▸ WHAT NEEDS TO BE DONE
Repeat everything from the first line of the listing below through the line that contains "wide] (total) at", exactly. Leave out pictures.

▸ INFORMATION SHOWN
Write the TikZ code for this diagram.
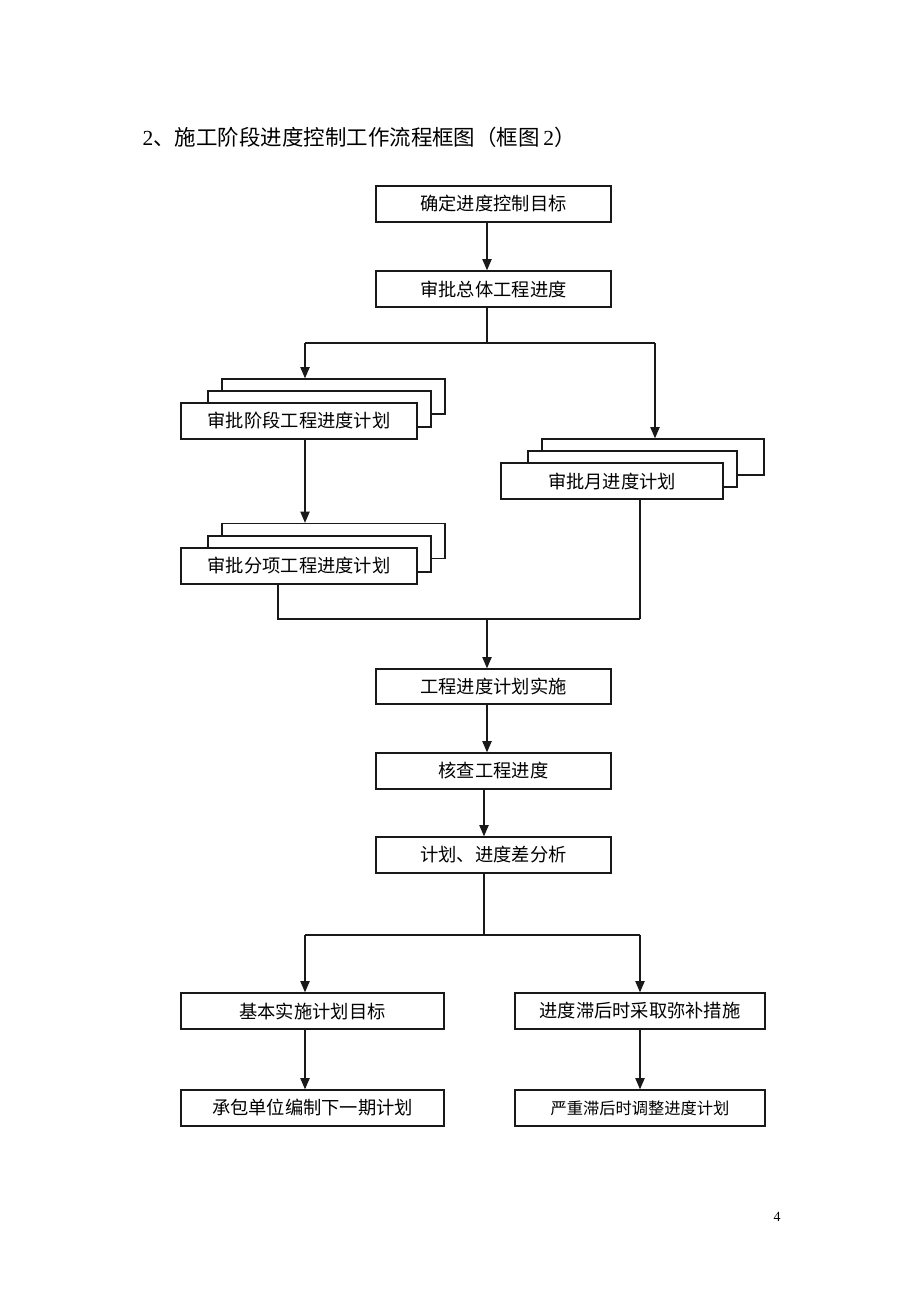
\documentclass[tikz,border=0pt]{standalone}
\usepackage{fontspec}
\setmainfont{Liberation Serif}
\newfontfamily\cjk{Noto Sans CJK SC}
\usetikzlibrary{arrows.meta}

\def\boxfont{\cjk\fontsize{13.7pt}{16pt}\selectfont}
\colorlet{box edge}{black!90}
\tikzset{flowbox/.style={draw=box edge, fill=white, line width=1pt, inner sep=0pt,
        minimum height=27pt, font=\boxfont},
    wide/.style={minimum width=176.25pt},
    link/.style={draw=box edge, line width=1pt},
    arr/.style={link, -{Triangle[width=7pt,length=8.5pt]}}}

\begin{document}
\begin{tikzpicture}[x=0.75pt,y=-0.75pt]
    \fill[white] (0,0) rectangle (920,1302);

    \node[anchor=west, font=\cjk\fontsize{16.1pt}{19pt}\selectfont] (title) at (138,137)
        {{\rmfamily 2}、施工阶段进度控制工作流程框图（框图\,{\rmfamily 2}）};

    % main column
    \node[flowbox, wide] (goal) at (493.5,204) {确定进度控制目标};
    \node[flowbox, wide] (total) at (493.5,289) {审批总体工程进度};

    % stacked plans, back to front
    \node[flowbox, minimum width=167.25pt, minimum height=26.25pt] (stage3) at (333.5,396.5) {};
    \node[flowbox, minimum width=167.25pt] (stage2) at (319.5,409) {};
    \node[flowbox, minimum width=177pt] (stage1) at (299,421) {审批阶段工程进度计划};

    \node[flowbox, minimum width=167.25pt, minimum height=26.25pt] (item3) at (333.5,541) {};
    \node[flowbox, minimum width=167.25pt] (item2) at (319.5,554) {};
    \node[flowbox, minimum width=177pt] (item1) at (299,566) {审批分项工程进度计划};

    \node[flowbox, minimum width=166.5pt] (month3) at (653,457) {};
    \node[flowbox, minimum width=156.75pt] (month2) at (632.5,469) {};
    \node[flowbox, minimum width=166.5pt] (month1) at (612,481) {审批月进度计划};

    \node[flowbox, wide, minimum height=26.25pt] (run) at (493.5,686.5) {工程进度计划实施};
    \node[flowbox, wide] (check) at (493.5,771) {核查工程进度};
    \node[flowbox, wide] (diff) at (493.5,855) {计划、进度差分析};

    \node[flowbox, minimum width=197.25pt] (basic) at (312.5,1011) {基本实施计划目标};
    \node[flowbox, minimum width=187.5pt] (remedy) at (640,1011) {进度滞后时采取弥补措施};
    \node[flowbox, minimum width=197.25pt] (next) at (312.5,1108) {承包单位编制下一期计划};
    \node[flowbox, minimum width=187.5pt, font=\cjk\fontsize{12.2pt}{14pt}\selectfont] (adjust)
        at (640,1108) {严重滞后时调整进度计划};

    \node[font=\fontsize{10.5pt}{12pt}\selectfont] (page) at (777,1217) {4};

    % junction points
    \coordinate (spine) at (487,0);
    \coordinate (spinelow) at (484,0);
    \coordinate (tl) at (305,343);
    \coordinate (tr) at (655,343);
    \coordinate (ml) at (278,619);
    \coordinate (mr) at (640,619);
    \coordinate (bl) at (305,935);
    \coordinate (br) at (640,935);

    \draw[arr] (goal.south -| spine) -- (total.north -| spine);
    \draw[link] (total.south -| spine) -- (spine |- tl);
    \draw[link] (tl) -- (tr);
    \draw[arr] (tl) -- (stage3.north -| tl);
    \draw[arr] (tr) -- (month3.north -| tr);
    \draw[arr] (stage1.south -| tl) -- (item3.north -| tl);

    \draw[link] (item1.south -| ml) -- (ml) -- (mr);
    \draw[link] (month1.south -| mr) -- (mr);
    \draw[arr] (spine |- mr) -- (run.north -| spine);
    \draw[arr] (run.south -| spine) -- (check.north -| spine);
    \draw[arr] (check.south -| spinelow) -- (diff.north -| spinelow);

    \draw[link] (diff.south -| spinelow) -- (spinelow |- bl);
    \draw[link] (bl) -- (br);
    \draw[arr] (bl) -- (basic.north -| bl);
    \draw[arr] (br) -- (remedy.north);
    \draw[arr] (basic.south -| bl) -- (next.north -| bl);
    \draw[arr] (remedy.south) -- (adjust.north);
\end{tikzpicture}
\end{document}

▸ OUTPUT FOR THIS EXERCISE
Write the TikZ code for this diagram.
\documentclass[tikz,border=0pt]{standalone}
\usepackage{fontspec}
\setmainfont{Liberation Serif}
\newfontfamily\cjk{Noto Sans CJK SC}
\usetikzlibrary{arrows.meta}

\def\boxfont{\cjk\fontsize{13.7pt}{16pt}\selectfont}
\colorlet{box edge}{black!90}
\tikzset{flowbox/.style={draw=box edge, fill=white, line width=1pt, inner sep=0pt,
        minimum height=27pt, font=\boxfont},
    wide/.style={minimum width=176.25pt},
    link/.style={draw=box edge, line width=1pt},
    arr/.style={link, -{Triangle[width=7pt,length=8.5pt]}}}

\begin{document}
\begin{tikzpicture}[x=0.75pt,y=-0.75pt]
    \fill[white] (0,0) rectangle (920,1302);

    \node[anchor=west, font=\cjk\fontsize{16.1pt}{19pt}\selectfont] (title) at (138,137)
        {{\rmfamily 2}、施工阶段进度控制工作流程框图（框图\,{\rmfamily 2}）};

    % main column
    \node[flowbox, wide] (goal) at (493.5,204) {确定进度控制目标};
    \node[flowbox, wide] (total) at (493.5,289) {审批总体工程进度};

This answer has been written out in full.